**WORK TO BE COMPLETED**. Write out the records below from the first line through the line containing "return 1 - py / H", leaving out any pictures.
── INPUT MATERIAL ──
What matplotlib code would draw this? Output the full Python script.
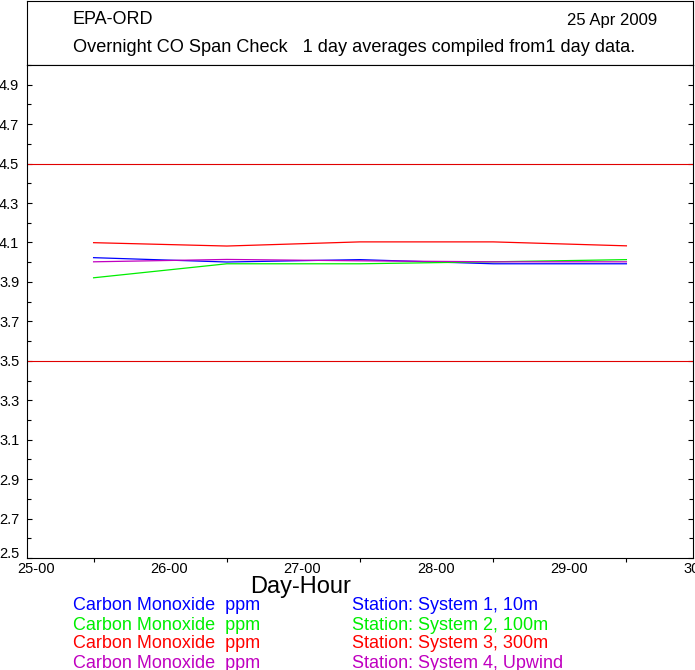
import matplotlib
matplotlib.use('Agg')
import matplotlib.pyplot as plt
import matplotlib.transforms as mtransforms
from matplotlib.ticker import MultipleLocator, FixedLocator, FixedFormatter

plt.rcParams['font.family'] = ['Liberation Sans', 'DejaVu Sans']

# ---------------- data (daily averages, plotted at mid-day) ----------------
days = [25.5, 26.5, 27.5, 28.5, 29.5]
sys1_10m = [4.023, 4.001, 4.013, 3.992, 3.992]
sys2_100m = [3.921, 3.992, 3.992, 4.002, 4.013]
sys3_300m = [4.099, 4.082, 4.103, 4.103, 4.083]
sys4_upwind = [4.002, 4.014, 4.007, 4.002, 4.002]

limit_lines = [3.5, 4.5]

x_tick_days = [25, 26, 27, 28, 29, 30]
x_tick_labels = ['25-00', '26-00', '27-00', '28-00', '29-00', '30-00']

series_names = ['Station: System 1, 10m', 'Station: System 2, 100m',
                'Station: System 3, 300m', 'Station: System 4, Upwind']
series_colors = ['#0000ff', '#00ee00', '#ff0000', '#c000c0']

header_left = 'EPA-ORD'
header_date = '25 Apr 2009'
header_sub = 'Overnight CO Span Check   1 day averages compiled from1 day data.'

# ---------------- figure ----------------
W, H = 695, 670
fig = plt.figure(figsize=(W / 100, H / 100), dpi=100)

def fx(px):
    return px / W

def fy(py):
    return 1 - py / H

# header box
hax = fig.add_axes([fx(27), fy(65), fx(693) - fx(27), fy(1) - fy(65)])
hax.set_xticks([])
hax.set_yticks([])
for sp in hax.spines.values():
    sp.set_linewidth(0.8)
fig.text(fx(73), fy(20), header_left, fontsize=13, va='center', ha='left')
fig.text(fx(657), fy(20), header_date, fontsize=12, va='center', ha='right')
fig.text(fx(73), fy(48), header_sub, fontsize=13.1, va='center', ha='left')

# main plot
ax = fig.add_axes([fx(27), fy(558), fx(693) - fx(27), fy(65) - fy(558)])
series = [sys1_10m, sys2_100m, sys3_300m, sys4_upwind]
for vals, col in zip(series, series_colors):
    ax.plot(days, vals, color=col, lw=0.9)
for yv in limit_lines:
    ax.axhline(yv, color='#e00000', lw=0.8)

ax.set_xlim(25, 30)
ax.set_ylim(2.5, 5.0)

ax.yaxis.set_minor_locator(MultipleLocator(0.1))
ax.set_yticks([2.5 + 0.2 * i for i in range(13)])
ax.set_yticklabels(['%.1f' % (2.5 + 0.2 * i) for i in range(13)])
ax.tick_params(axis='y', which='both', direction='in', left=True, right=True,
               labelsize=10.5, pad=5.5)
ax.tick_params(axis='y', which='major', length=3.6, width=0.8)
ax.tick_params(axis='y', which='minor', length=3.0, width=0.8)

ax.xaxis.set_major_locator(FixedLocator(x_tick_days))
ax.xaxis.set_major_formatter(FixedFormatter(x_tick_labels))
ax.xaxis.set_minor_locator(FixedLocator(days))
ax.tick_params(axis='x', which='major', length=0, labelsize=10.5, pad=3)
ax.tick_params(axis='x', which='minor', direction='out', length=3.2, width=0.8)

offset = mtransforms.ScaledTranslation(9 / 100, 0, fig.dpi_scale_trans)
for lab in ax.get_xticklabels():
    lab.set_transform(lab.get_transform() + offset)
    lab.set_clip_on(False)
# lowest y label sits a little higher
ylabs = ax.get_yticklabels()
ylabs[0].set_transform(ylabs[0].get_transform() +
                       mtransforms.ScaledTranslation(0, 5 / 100, fig.dpi_scale_trans))

for sp in ax.spines.values():
    sp.set_linewidth(0.8)

fig.text(fx(301), fy(587), 'Day-Hour', fontsize=17, ha='center', va='center')

# legend text
for i, (name, col) in enumerate(zip(series_names, series_colors)):
    yy = fy(606 + 19 * i)
    fig.text(fx(73), yy, 'Carbon Monoxide  ppm', color=col, fontsize=13,
             ha='left', va='center')
    fig.text(fx(352), yy, name, color=col, fontsize=13, ha='left', va='center')

fig.savefig('out.png', dpi=100)
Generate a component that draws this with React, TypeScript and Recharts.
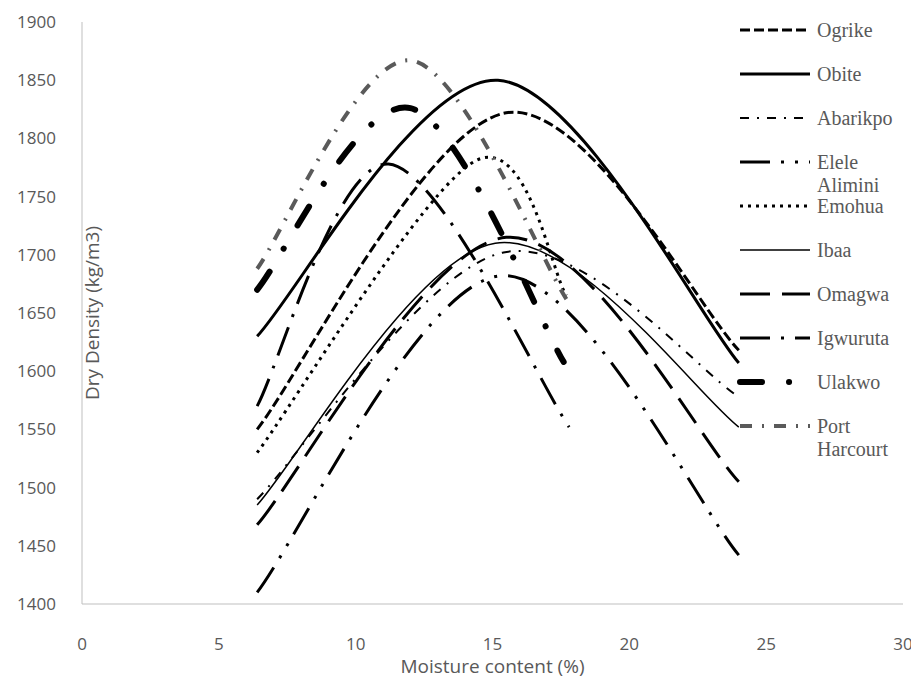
import React from 'react';
import { LineChart, Line, XAxis, YAxis } from 'recharts';

type Pt = { x: number; y: number };

// dry density vs moisture content
const ogrike: Pt[] = [{ x: 6.4, y: 1550 }, { x: 15.5, y: 1822 }, { x: 24, y: 1618 }];
const obite: Pt[] = [{ x: 6.4, y: 1630 }, { x: 15.2, y: 1850 }, { x: 24, y: 1607 }];
const abarikpo: Pt[] = [{ x: 6.4, y: 1490 }, { x: 15.4, y: 1702 }, { x: 24, y: 1578 }];
const eleleAlimini: Pt[] = [{ x: 6.4, y: 1410 }, { x: 15.3, y: 1682 }, { x: 24, y: 1442 }];
const emohua: Pt[] = [{ x: 6.4, y: 1530 }, { x: 14.4, y: 1781 }, { x: 17.7, y: 1665 }];
const ibaa: Pt[] = [{ x: 6.4, y: 1485 }, { x: 15.1, y: 1710 }, { x: 24, y: 1552 }];
const omagwa: Pt[] = [{ x: 6.4, y: 1468 }, { x: 15.5, y: 1715 }, { x: 24, y: 1505 }];
const igwuruta: Pt[] = [{ x: 6.4, y: 1570 }, { x: 11.2, y: 1778 }, { x: 17.8, y: 1552 }];
const ulakwo: Pt[] = [{ x: 6.4, y: 1670 }, { x: 12.0, y: 1826 }, { x: 17.6, y: 1608 }];
const portHarcourt: Pt[] = [{ x: 6.4, y: 1688 }, { x: 12.0, y: 1867 }, { x: 17.7, y: 1662 }];

const xTicks = [0, 5, 10, 15, 20, 25, 30];
const yTicks = [1400, 1450, 1500, 1550, 1600, 1650, 1700, 1750, 1800, 1850, 1900];

interface SeriesStyle {
  name: string;
  data: Pt[];
  color: string;
  width: number;
  dash?: string;
  cap?: 'butt' | 'round';
}

const series: SeriesStyle[] = [
  { name: 'Ogrike', data: ogrike, color: '#000', width: 3, dash: '10 4' },
  { name: 'Obite', data: obite, color: '#000', width: 3 },
  { name: 'Abarikpo', data: abarikpo, color: '#000', width: 2, dash: '9 8 2 8' },
  { name: 'Elele Alimini', data: eleleAlimini, color: '#000', width: 3, dash: '30 11 3 11 3 11' },
  { name: 'Emohua', data: emohua, color: '#000', width: 3, dash: '3 5' },
  { name: 'Ibaa', data: ibaa, color: '#000', width: 1.5 },
  { name: 'Omagwa', data: omagwa, color: '#000', width: 3, dash: '30 12' },
  { name: 'Igwuruta', data: igwuruta, color: '#000', width: 3, dash: '30 11 3 11' },
  { name: 'Ulakwo', data: ulakwo, color: '#000', width: 6, dash: '22 27 0.1 27', cap: 'round' },
  { name: 'Port Harcourt', data: portHarcourt, color: '#5a5a5a', width: 4, dash: '12 10 2 10' },
];

// Excel-like smoothed line (Catmull-Rom to cubic bezier), used as a d3 curve factory
function excelCurve(context: any) {
  let pts: number[][] = [];
  return {
    areaStart() {},
    areaEnd() {},
    lineStart() { pts = []; },
    point(x: number, y: number) { pts.push([+x, +y]); },
    lineEnd() {
      const n = pts.length;
      if (!n) return;
      context.moveTo(pts[0][0], pts[0][1]);
      for (let i = 0; i < n - 1; i++) {
        const p0 = pts[Math.max(i - 1, 0)];
        const p1 = pts[i];
        const p2 = pts[i + 1];
        const p3 = pts[Math.min(i + 2, n - 1)];
        context.bezierCurveTo(
          p1[0] + (p2[0] - p0[0]) / 6, p1[1] + (p2[1] - p0[1]) / 6,
          p2[0] - (p3[0] - p1[0]) / 6, p2[1] - (p3[1] - p1[1]) / 6,
          p2[0], p2[1],
        );
      }
    },
  };
}

const axisFont = { fill: '#595959', fontSize: 17, fontFamily: 'Open Sans' };

function LegendBox() {
  const rowGap = 44;
  return (
    <svg width={185} height={470} style={{ position: 'absolute', left: 724, top: 0 }}>
      {series.map((s, i) => {
        const y = 22 + i * rowGap;
        const words = s.name.split(' ');
        return (
          <g key={s.name}>
            <line
              x1={8} x2={78} y1={y} y2={y}
              stroke={s.color}
              strokeWidth={s.width}
              strokeDasharray={s.dash}
              strokeLinecap={s.cap ?? 'butt'}
            />
            {words.map((w, j) => (
              <text
                key={w}
                x={85}
                y={y + j * 23}
                dy="0.35em"
                fill="#595959"
                fontSize={20}
                fontFamily="Liberation Serif"
              >
                {w}
              </text>
            ))}
          </g>
        );
      })}
    </svg>
  );
}

export default function App() {
  return (
    <div style={{ position: 'relative', width: 911, height: 670 }}>
      <LineChart width={911} height={670} margin={{ top: 14, right: 16, bottom: 0, left: 0 }}>
        <XAxis
          type="number"
          dataKey="x"
          domain={[0, 30]}
          ticks={xTicks}
          tick={axisFont}
          tickSize={0}
          tickMargin={34}
          axisLine={{ stroke: '#bfbfbf' }}
          height={74}
          label={{
            value: 'Moisture content (%)',
            position: 'insideBottom',
            offset: 5,
            style: { fill: '#595959', fontSize: 19, fontFamily: 'Open Sans' },
          }}
        />
        <YAxis
          type="number"
          dataKey="y"
          domain={[1400, 1900]}
          ticks={yTicks}
          tick={axisFont}
          tickSize={0}
          tickMargin={26}
          axisLine={{ stroke: '#bfbfbf' }}
          width={74}
          label={{
            value: 'Dry Density (kg/m3)',
            angle: -90,
            position: 'insideLeft',
            offset: 84,
            style: { textAnchor: 'middle', fill: '#595959', fontSize: 19, fontFamily: 'Open Sans' },
          }}
        />
        {series.map(s => (
          <Line
            key={s.name}
            data={s.data}
            dataKey="y"
            name={s.name}
            type={excelCurve as any}
            stroke={s.color}
            strokeWidth={s.width}
            strokeDasharray={s.dash}
            strokeLinecap={s.cap ?? 'butt'}
            dot={false}
            activeDot={false}
            isAnimationActive={false}
          />
        ))}
      </LineChart>
      <LegendBox />
    </div>
  );
}
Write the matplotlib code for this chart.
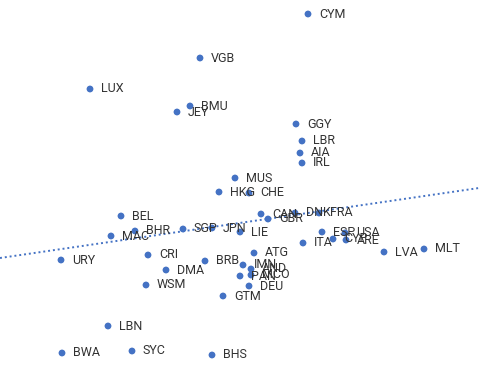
───
**TASK RESULT**.
What matplotlib code would draw this? Output the full Python script.
import matplotlib
matplotlib.use('Agg')
import matplotlib.pyplot as plt
import matplotlib.transforms as mtransforms
from matplotlib.ticker import MultipleLocator, FixedLocator, FixedFormatter

plt.rcParams['font.family'] = ['Liberation Sans', 'DejaVu Sans']

# ---------------- data (daily averages, plotted at mid-day) ----------------
days = [25.5, 26.5, 27.5, 28.5, 29.5]
sys1_10m = [4.023, 4.001, 4.013, 3.992, 3.992]
sys2_100m = [3.921, 3.992, 3.992, 4.002, 4.013]
sys3_300m = [4.099, 4.082, 4.103, 4.103, 4.083]
sys4_upwind = [4.002, 4.014, 4.007, 4.002, 4.002]

limit_lines = [3.5, 4.5]

x_tick_days = [25, 26, 27, 28, 29, 30]
x_tick_labels = ['25-00', '26-00', '27-00', '28-00', '29-00', '30-00']

series_names = ['Station: System 1, 10m', 'Station: System 2, 100m',
                'Station: System 3, 300m', 'Station: System 4, Upwind']
series_colors = ['#0000ff', '#00ee00', '#ff0000', '#c000c0']

header_left = 'EPA-ORD'
header_date = '25 Apr 2009'
header_sub = 'Overnight CO Span Check   1 day averages compiled from1 day data.'

# ---------------- figure ----------------
W, H = 695, 670
fig = plt.figure(figsize=(W / 100, H / 100), dpi=100)

def fx(px):
    return px / W

def fy(py):
    return 1 - py / H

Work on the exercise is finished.